11 Totally Redundant Place Names
By Arika Okrent
East of Lancashire, England lies Pendle Hill, known for its historical association with witch trials, scientific discoveries about air pressure, and religious visions that led to the founding of the Quaker movement. It is also known for having a tautological name. A tautological name has two parts that are redundant, or synonymous. Tautological place names usually come about when more than one language goes into the name. The Pendle in Pendle Hill is derived from Pen-hyll, a combination of the Cumbric word for "hill" and the Old English word for "hill." So Pendle Hill is really "Hill Hill Hill." Here are 11 other redundant place names:
1. Lake Tahoe ("Lake Lake")
This scenic body of water on the Nevada/California border gets its name from a loose pronunciation of dá’aw, a word from the Native American language Washo that means "lake."
2. La Brea Tar Pits ("The Tar Tar Pits")
The animal bones displayed at this California attraction were preserved in la brea, Spanish for the tar.
3. Milky Way Galaxy ("Milky Way Milky")
The general astronomical term galaxy comes from the word the ancient Greeks used to describe the band of light they could see in the night sky, galaxias or "milky."
4. Minnehaha Falls ("Waterfall Falls")
The name for this Minnesota waterfall does not, as the legend has it, mean "laughing water." It comes from the Dakota word for waterfall.
5. Sahara Desert ("Deserts Desert")
The name for this giant expanse of North Africa comes from çaḥrā, the Arabic word for deserts.
6. El Camino Way ("The Way Way")
There's a street in Palo Alto, California called El Camino Way, or "The Way Way." If you drive down it in your Chevy El Camino you will be driving your way down The Way Way in The Way.
7. Avenue Road
The city of Toronto can't claim the foreign language excuse for this tautological street name.
8. Street Road
Nor can this name in Pennsylvania be blamed on foreign language issues.
9. Mississippi River ("Big River River")
Our favorite spelling word is derived from an Ojibwe or Algonquin word for "big river."
10. Faroe Islands ("Sheep Islands Islands")
Faroe comes from the Faroese word Føroyar, literally meaning "sheep islands."
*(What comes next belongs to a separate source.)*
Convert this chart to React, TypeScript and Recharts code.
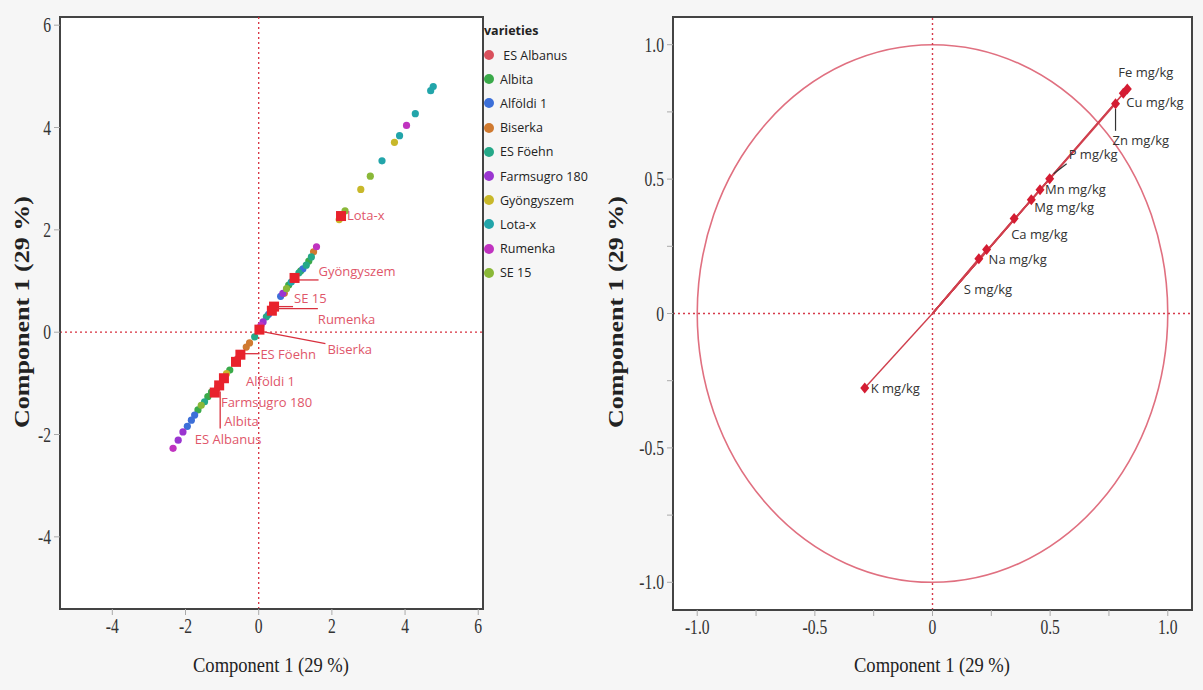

11. East Timor ("East East")
Whether you say East Timor or Timor Leste, it still means "East East." Timor comes from the Indonesian/Malay timur, for "east." One could argue that the name isn't really tautological, however, since Timor is the name for the easternmost island in a chain of islands, and East Timor is the eastern half of that island. So it's a repeated word, but referring to more than one thing.
A version of this list first ran in 2013.